OPINION: New Mexico can learn from Israel
Relatives and supporters of Israeli hostages held in the Gaza Strip attend a rally demanding their release from Hamas captivity and calling for an end to the war, in Tel Aviv, Israel, in August.
Leadership means looking beyond your borders. I didn’t travel to Israel on taxpayer dollars, at the request of a lobbyist or with a dime from the American Israel Public Affairs Committee.
I went because I have always wanted to see the country and understand how a nation under constant threat manages to thrive. What I witnessed was more than resilience. It was a masterclass in turning scarcity into strength through technology, vigilance and unwavering national purpose.
And the truth is: New Mexico has more in common with Israel than we think. The lessons I brought home aren’t abstract. They’re practical, urgent and deeply relevant to the future of our state.
Invest in water technology. Drought is not a future problem for New Mexico; it’s the ground we walk on. But it doesn’t have to be a death sentence. Israel transformed from water poverty to surplus through desalination and reclaimed water, not with magic, but with focus.
Here in New Mexico, we’re sitting on 2 to 4 billion acre-feet of brackish groundwater — over 650 trillion gallons — according to our own Bureau of Geology. That’s real water, trapped below us. What we lack isn’t potential. It’s commitment.
With national labs, top-tier universities and firsthand drought experience, New Mexico should be leading the country in inland desalination and water reuse. We already have the science. What we need is the will to scale it. Science and technology aren’t luxuries; they’re economic development and public safety.
I saw how public–private models can turn university research into job-creating innovation. We should be funding research, incentivizing startups and building public testbeds for water treatment, sustainable agriculture and detection technology. That’s how you keep jobs local and resilience real.
The alternative is relying on other people’s solutions while our farms dry up and our communities shrink. Let’s be the exporter, not the buyer. Vigilance matters. Security isn’t a slogan, it’s a daily discipline.
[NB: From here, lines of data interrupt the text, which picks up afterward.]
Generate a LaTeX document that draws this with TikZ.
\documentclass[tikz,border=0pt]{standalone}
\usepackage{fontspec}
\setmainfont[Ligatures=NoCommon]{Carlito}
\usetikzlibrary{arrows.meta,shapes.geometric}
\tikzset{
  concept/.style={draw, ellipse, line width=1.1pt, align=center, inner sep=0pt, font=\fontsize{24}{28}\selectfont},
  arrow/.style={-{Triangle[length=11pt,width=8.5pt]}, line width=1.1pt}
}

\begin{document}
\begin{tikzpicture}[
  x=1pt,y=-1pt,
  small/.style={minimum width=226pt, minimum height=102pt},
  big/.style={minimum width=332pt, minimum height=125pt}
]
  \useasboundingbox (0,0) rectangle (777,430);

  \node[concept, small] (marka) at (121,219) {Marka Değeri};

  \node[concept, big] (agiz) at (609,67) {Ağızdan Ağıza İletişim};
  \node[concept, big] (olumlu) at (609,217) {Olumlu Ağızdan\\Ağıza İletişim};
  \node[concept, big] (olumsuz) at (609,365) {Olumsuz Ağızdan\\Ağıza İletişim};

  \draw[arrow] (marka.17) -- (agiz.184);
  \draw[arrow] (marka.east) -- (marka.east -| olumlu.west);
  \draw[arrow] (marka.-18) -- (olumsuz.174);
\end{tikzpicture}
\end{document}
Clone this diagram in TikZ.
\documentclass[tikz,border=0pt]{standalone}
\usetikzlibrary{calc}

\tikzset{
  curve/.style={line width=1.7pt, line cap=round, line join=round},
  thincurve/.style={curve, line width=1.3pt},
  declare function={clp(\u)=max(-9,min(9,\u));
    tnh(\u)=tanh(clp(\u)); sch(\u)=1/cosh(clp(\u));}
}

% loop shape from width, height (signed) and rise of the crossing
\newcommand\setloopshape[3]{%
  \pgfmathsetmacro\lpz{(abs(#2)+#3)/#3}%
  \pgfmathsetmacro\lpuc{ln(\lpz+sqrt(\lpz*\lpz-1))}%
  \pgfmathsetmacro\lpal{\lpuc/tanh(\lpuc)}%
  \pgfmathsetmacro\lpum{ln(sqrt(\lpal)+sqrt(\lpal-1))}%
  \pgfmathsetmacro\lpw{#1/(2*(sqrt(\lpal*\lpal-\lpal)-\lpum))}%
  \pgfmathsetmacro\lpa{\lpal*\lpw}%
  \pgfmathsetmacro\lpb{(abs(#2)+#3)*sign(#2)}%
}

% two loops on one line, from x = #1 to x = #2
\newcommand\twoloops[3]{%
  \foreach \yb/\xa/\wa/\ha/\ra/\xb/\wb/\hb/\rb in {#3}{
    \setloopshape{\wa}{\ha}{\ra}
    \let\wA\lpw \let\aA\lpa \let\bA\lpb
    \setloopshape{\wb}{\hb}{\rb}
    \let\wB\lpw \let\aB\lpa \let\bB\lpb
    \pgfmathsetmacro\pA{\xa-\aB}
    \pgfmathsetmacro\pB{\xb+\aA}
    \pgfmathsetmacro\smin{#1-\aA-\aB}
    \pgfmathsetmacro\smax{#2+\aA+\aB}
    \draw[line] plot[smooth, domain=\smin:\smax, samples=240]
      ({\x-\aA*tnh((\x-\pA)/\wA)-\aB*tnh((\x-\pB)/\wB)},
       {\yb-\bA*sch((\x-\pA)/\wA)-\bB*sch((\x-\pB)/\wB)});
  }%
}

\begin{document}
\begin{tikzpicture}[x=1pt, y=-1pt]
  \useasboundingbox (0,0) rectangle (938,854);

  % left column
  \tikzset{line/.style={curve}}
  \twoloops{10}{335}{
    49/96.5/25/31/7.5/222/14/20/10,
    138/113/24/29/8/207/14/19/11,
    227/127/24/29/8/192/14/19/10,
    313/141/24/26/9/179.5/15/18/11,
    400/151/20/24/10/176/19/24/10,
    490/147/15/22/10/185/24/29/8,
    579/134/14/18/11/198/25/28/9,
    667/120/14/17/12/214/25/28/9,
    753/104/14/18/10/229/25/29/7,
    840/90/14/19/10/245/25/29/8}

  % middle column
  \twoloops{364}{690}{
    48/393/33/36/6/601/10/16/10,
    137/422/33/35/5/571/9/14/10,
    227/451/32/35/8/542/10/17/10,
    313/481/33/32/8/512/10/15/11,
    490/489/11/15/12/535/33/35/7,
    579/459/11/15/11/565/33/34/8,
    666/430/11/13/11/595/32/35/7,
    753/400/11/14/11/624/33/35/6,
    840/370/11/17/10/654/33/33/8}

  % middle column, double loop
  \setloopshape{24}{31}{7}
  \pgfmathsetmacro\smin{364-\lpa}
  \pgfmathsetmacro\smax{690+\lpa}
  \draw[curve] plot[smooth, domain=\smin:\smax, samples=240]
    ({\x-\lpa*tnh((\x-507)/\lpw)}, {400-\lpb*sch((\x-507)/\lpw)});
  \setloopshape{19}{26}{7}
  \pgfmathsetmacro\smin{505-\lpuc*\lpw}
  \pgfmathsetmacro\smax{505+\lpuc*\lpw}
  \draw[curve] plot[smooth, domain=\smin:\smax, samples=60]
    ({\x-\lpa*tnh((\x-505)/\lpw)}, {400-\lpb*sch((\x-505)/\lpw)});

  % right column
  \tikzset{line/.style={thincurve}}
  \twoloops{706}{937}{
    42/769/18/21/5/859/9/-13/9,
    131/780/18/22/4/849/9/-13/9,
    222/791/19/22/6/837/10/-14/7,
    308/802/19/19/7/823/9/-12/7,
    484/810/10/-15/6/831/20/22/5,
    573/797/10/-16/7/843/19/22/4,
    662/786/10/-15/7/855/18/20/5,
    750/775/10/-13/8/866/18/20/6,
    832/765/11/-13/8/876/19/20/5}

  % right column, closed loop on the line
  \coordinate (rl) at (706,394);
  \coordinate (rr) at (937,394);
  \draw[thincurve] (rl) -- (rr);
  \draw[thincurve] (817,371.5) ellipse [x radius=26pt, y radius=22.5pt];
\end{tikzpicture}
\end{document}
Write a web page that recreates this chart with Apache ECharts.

Around the world, terror groups have used tunnels, asymmetric warfare and surprise tactics to overwhelm borders. The only durable response is layered detection and real-time monitoring. We should be asking our federal partners for access to the best detection and surveillance tools, while investing state funds in pilot programs that protect our own borders, especially from trafficking and cross-border criminal networks. Tunnel detection, sensor arrays, rapid-response integration, these aren’t military secrets. They’re smart infrastructure.
We can deploy them here in New Mexico, where the stakes are painfully real. The Second Amendment is not theoretical. In Israel, frightened families hid in safe rooms, locked behind steel doors, only to be smoked out and slaughtered. They had no means to defend themselves against this large-scale attack. The military couldn’t come in time. And evil doesn’t wait. The right to self-defense is not a political slogan. It’s a human right, especially when the unthinkable becomes real. We must protect that right here in New Mexico, without compromise. Disarming law-abiding citizens doesn’t stop terror. It guarantees victims.
What I saw in Israel wasn’t just about geopolitics; it was about survival with vision. If a small country surrounded by danger can rise through technology, innovation and unapologetic preparedness, then so can we. Let’s not wait for disaster to teach us what resilience requires. Let’s build it now.
Stefani Lord, R-Sandia Park, represents District 22 in the New Mexico House of Representatives.